Campiello de Cà Angaran

Publié le 15 février 2014 par Oliaiklod @Olia_i_Klod

Giuseppe Tassini dans ses Curiosités vénitiennes raconte, à propos du Campiello de Cà Angaran, l’histoire de ce médaillon incrusté dans le mur.

"…in campiello Angaran, detto Zen, scorgesi innestato nella muraglia un medaglione di marmo Greco, nel quale e scolpito un imperatore d’Oriente in costume, lavoro del secolo IX. Erroneamente il Zanotto vorrebbe che questo fosse il marmo del forte Mongioja portato a Venezia da Lorenzo Tiepolo…"

Donc, comme Francesco Zanotto (Venise, 1794-1863), on raconte souvent que c’est un marbre ramené par Lorenzo Tiepolo, du fort Mongioja dans Saint-Jean d’Acre qu’il prit aux Génois en 1526. En partant, outre le riche butin qu’il s’appropria, Lorenzo Tiepolo prit, pour lui servir de trophée : deux colonnes de l’église de Saint-Saba, le bloc de porphyre sur lequel avait été annoncé le bannissement des vénitiens, et, une grosse pierre provenant des débris du fort de Montgioja. Les deux colonnes sont encore devant l’église San Marco, comme souvenir de ce triomphe.

Stefano Magno, dans sa Cronaca di Venezia nous raconte :

"Ai piedi dell’antico portico della chiesa di San Pantaleone, ora distrutto, sulla cantonata, fra la chiesa medesima, ed il palazzo Signolo, che nel 1543 stava in mano dei Loredan, e tuttora s’appella da questa famiglia scorgevasi innestata nel selciato la celebre pietra del forte Mongioja in S. Giovanni d’Acri, o Tolemaide, portata a Venezia da Lorenzo Tiepolo"

Lorenzo Tiepolo, aurait donc fait placer cette pierre, enlevée aux ruines du fort de Montgioja, au pied du portique de l’église San Pantaleone, sur le campo devant le palazzo Signolo qui était sa demeure, puis qui fut racheté par les Loredan en 1543.

La pierre, que Tiepolo avait obtenu de placer devant son propre palais, n’existait plus du temps de Jacopo Sansovino, à la fin du même siècle.

Selon la tradition populaire, cette pierre provenant du fort de Montgioja serait, de nos jours, visible sur les marches de l’église San Pantaleone.

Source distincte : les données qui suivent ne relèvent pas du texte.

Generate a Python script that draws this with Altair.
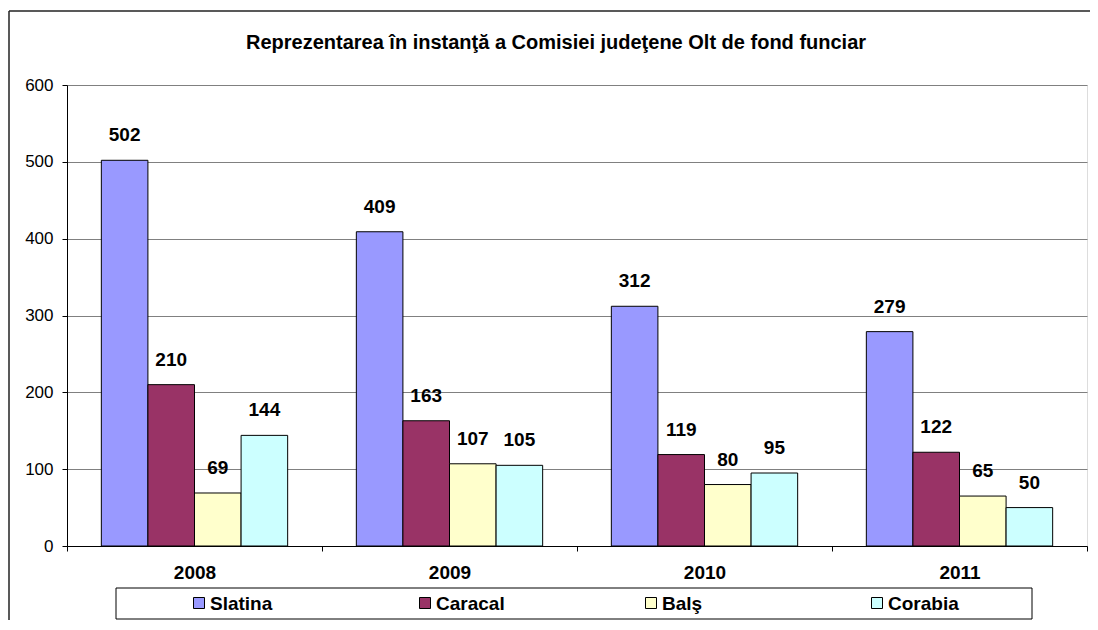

Et, en aucun cas ce ne peut être le bas-relief byzantin. Certaines sources estiment que ce médaillon de marbre montre l’empereur Léon VI le Sage, qui a gouverné l’empire byzantin de 886 à 911 après JC. D’autres estiment qu’il est du XIIème siècle, et qu’il représente l’empereur Isaac II Ange (1185-1193 et 1203 – 1204) ou son frère Alexis II (1195-1203) en tenue de cérémonie (voir le reportage de Daniela et Luca dans e-Venise).

Ce beau médaillon, bien conservé, témoigne des liens étroits entre Venise et l’Empire d’Orient.

Le seul autre exemplaire, actuellement visible dans le monde, fait partie des collections byzantines du Dumbarton Oaks Museum, Washington, DC. Cet autre médaillon provient de Venise et aurait pu être le complément de celui du campiello de Cà Angaran, si l’on admet la possibilité que les empereurs étaient représentés père et fils, Alexis Ier et Jean II, qui régna conjointement (1092-1118).

Ces deux médaillons étaient probablement des butins de guerre lors des pillages de Constantinople lors d’une croisade.

A noter, toujours sur le mur de ces deux maisons, quatre coquilles, emblème de Saint-Jacques de Compostelle qui forment un curieux voisinage avec cette merveille byzantine.